■ Supplied data ■

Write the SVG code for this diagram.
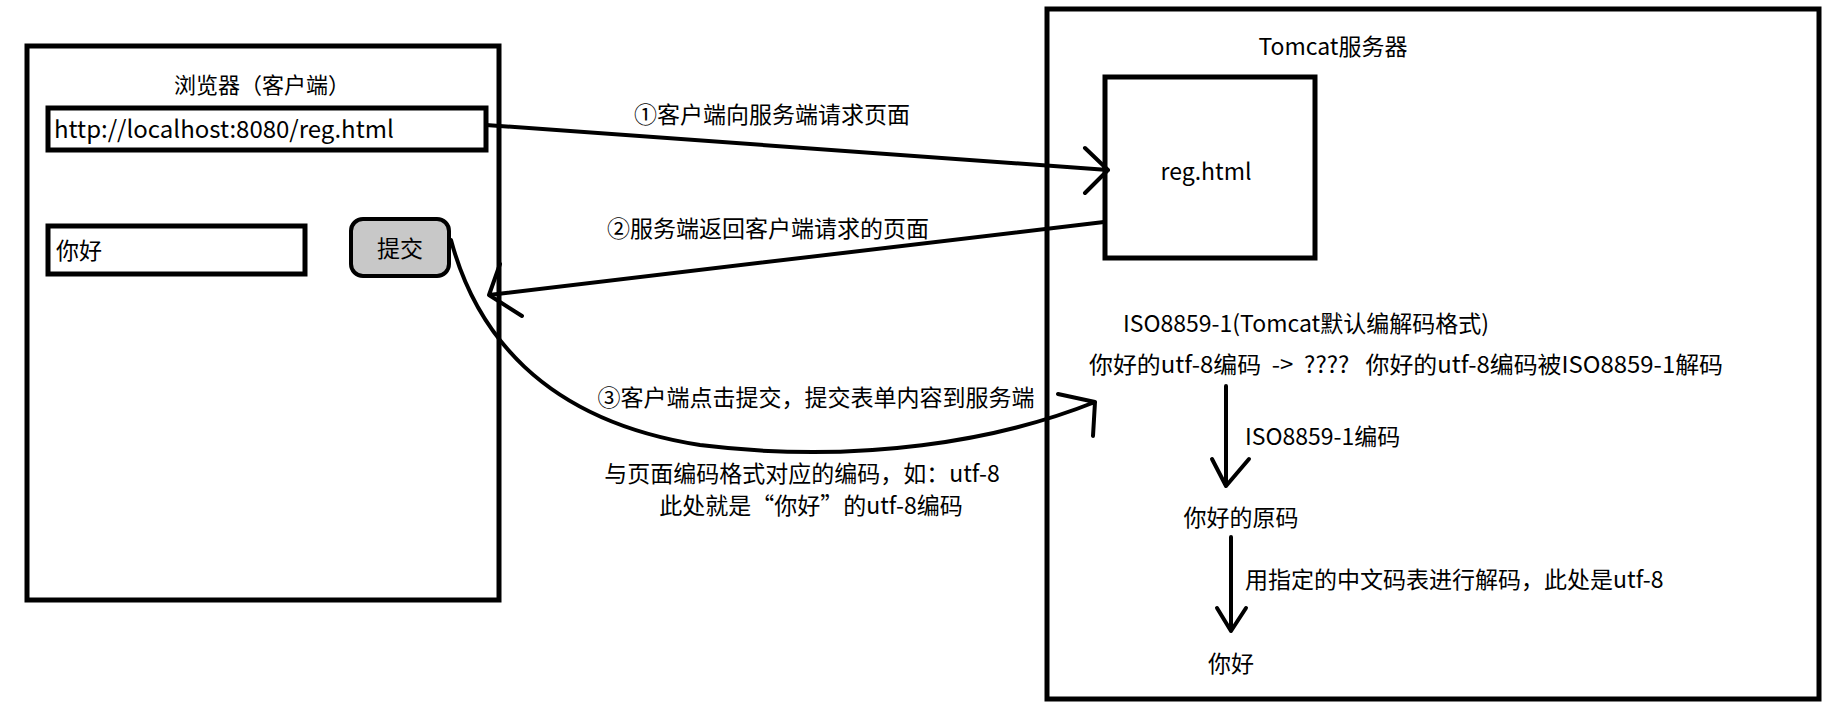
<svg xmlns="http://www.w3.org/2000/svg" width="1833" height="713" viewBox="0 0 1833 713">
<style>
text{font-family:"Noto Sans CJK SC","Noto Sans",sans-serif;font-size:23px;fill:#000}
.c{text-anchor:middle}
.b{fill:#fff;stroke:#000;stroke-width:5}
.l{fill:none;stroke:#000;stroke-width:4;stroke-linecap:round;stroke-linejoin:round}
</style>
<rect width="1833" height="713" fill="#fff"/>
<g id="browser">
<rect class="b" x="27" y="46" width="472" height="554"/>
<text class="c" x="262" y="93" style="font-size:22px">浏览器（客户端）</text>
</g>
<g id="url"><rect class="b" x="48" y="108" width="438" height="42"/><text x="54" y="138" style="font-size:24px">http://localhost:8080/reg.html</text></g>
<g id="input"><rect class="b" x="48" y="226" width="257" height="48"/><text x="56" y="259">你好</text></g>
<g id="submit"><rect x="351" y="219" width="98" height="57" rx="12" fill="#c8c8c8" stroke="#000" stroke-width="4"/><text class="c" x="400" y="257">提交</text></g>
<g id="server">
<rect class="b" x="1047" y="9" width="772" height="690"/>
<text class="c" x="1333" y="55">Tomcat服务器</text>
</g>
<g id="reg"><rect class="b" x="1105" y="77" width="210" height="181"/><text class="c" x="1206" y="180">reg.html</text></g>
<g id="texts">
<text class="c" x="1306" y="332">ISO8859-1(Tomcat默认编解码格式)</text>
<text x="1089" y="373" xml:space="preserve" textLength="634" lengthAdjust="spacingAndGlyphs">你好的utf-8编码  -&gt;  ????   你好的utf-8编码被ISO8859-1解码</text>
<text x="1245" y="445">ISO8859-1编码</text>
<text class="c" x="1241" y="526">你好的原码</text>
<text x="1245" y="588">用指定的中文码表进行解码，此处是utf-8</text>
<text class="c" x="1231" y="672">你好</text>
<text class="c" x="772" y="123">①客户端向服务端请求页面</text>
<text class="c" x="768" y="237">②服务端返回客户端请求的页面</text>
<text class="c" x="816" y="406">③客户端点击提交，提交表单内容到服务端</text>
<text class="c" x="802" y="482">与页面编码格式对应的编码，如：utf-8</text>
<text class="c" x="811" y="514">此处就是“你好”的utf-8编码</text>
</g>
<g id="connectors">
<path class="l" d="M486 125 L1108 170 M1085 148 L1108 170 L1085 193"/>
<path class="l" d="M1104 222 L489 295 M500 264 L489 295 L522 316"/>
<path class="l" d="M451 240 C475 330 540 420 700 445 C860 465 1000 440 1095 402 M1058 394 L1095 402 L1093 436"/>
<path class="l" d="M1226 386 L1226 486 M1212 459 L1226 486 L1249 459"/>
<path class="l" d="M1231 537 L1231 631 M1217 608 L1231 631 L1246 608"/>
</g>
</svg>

■ Written instruction ■
Reproduce every line of the material precisely, omitting its pictures.

■ Solution to this problem ■
Write the SVG code for this diagram.
<svg xmlns="http://www.w3.org/2000/svg" width="1833" height="713" viewBox="0 0 1833 713">
<style>
text{font-family:"Noto Sans CJK SC","Noto Sans",sans-serif;font-size:23px;fill:#000}
.c{text-anchor:middle}
.b{fill:#fff;stroke:#000;stroke-width:5}
.l{fill:none;stroke:#000;stroke-width:4;stroke-linecap:round;stroke-linejoin:round}
</style>
<rect width="1833" height="713" fill="#fff"/>
<g id="browser">
<rect class="b" x="27" y="46" width="472" height="554"/>
<text class="c" x="262" y="93" style="font-size:22px">浏览器（客户端）</text>
</g>
<g id="url"><rect class="b" x="48" y="108" width="438" height="42"/><text x="54" y="138" style="font-size:24px">http://localhost:8080/reg.html</text></g>
<g id="input"><rect class="b" x="48" y="226" width="257" height="48"/><text x="56" y="259">你好</text></g>
<g id="submit"><rect x="351" y="219" width="98" height="57" rx="12" fill="#c8c8c8" stroke="#000" stroke-width="4"/><text class="c" x="400" y="257">提交</text></g>
<g id="server">
<rect class="b" x="1047" y="9" width="772" height="690"/>
<text class="c" x="1333" y="55">Tomcat服务器</text>
</g>
<g id="reg"><rect class="b" x="1105" y="77" width="210" height="181"/><text class="c" x="1206" y="180">reg.html</text></g>
<g id="texts">
<text class="c" x="1306" y="332">ISO8859-1(Tomcat默认编解码格式)</text>
<text x="1089" y="373" xml:space="preserve" textLength="634" lengthAdjust="spacingAndGlyphs">你好的utf-8编码  -&gt;  ????   你好的utf-8编码被ISO8859-1解码</text>
<text x="1245" y="445">ISO8859-1编码</text>
<text class="c" x="1241" y="526">你好的原码</text>
<text x="1245" y="588">用指定的中文码表进行解码，此处是utf-8</text>
<text class="c" x="1231" y="672">你好</text>
<text class="c" x="772" y="123">①客户端向服务端请求页面</text>
<text class="c" x="768" y="237">②服务端返回客户端请求的页面</text>
<text class="c" x="816" y="406">③客户端点击提交，提交表单内容到服务端</text>
<text class="c" x="802" y="482">与页面编码格式对应的编码，如：utf-8</text>
<text class="c" x="811" y="514">此处就是“你好”的utf-8编码</text>
</g>
<g id="connectors">
<path class="l" d="M486 125 L1108 170 M1085 148 L1108 170 L1085 193"/>
<path class="l" d="M1104 222 L489 295 M500 264 L489 295 L522 316"/>
<path class="l" d="M451 240 C475 330 540 420 700 445 C860 465 1000 440 1095 402 M1058 394 L1095 402 L1093 436"/>
<path class="l" d="M1226 386 L1226 486 M1212 459 L1226 486 L1249 459"/>
<path class="l" d="M1231 537 L1231 631 M1217 608 L1231 631 L1246 608"/>
</g>
</svg>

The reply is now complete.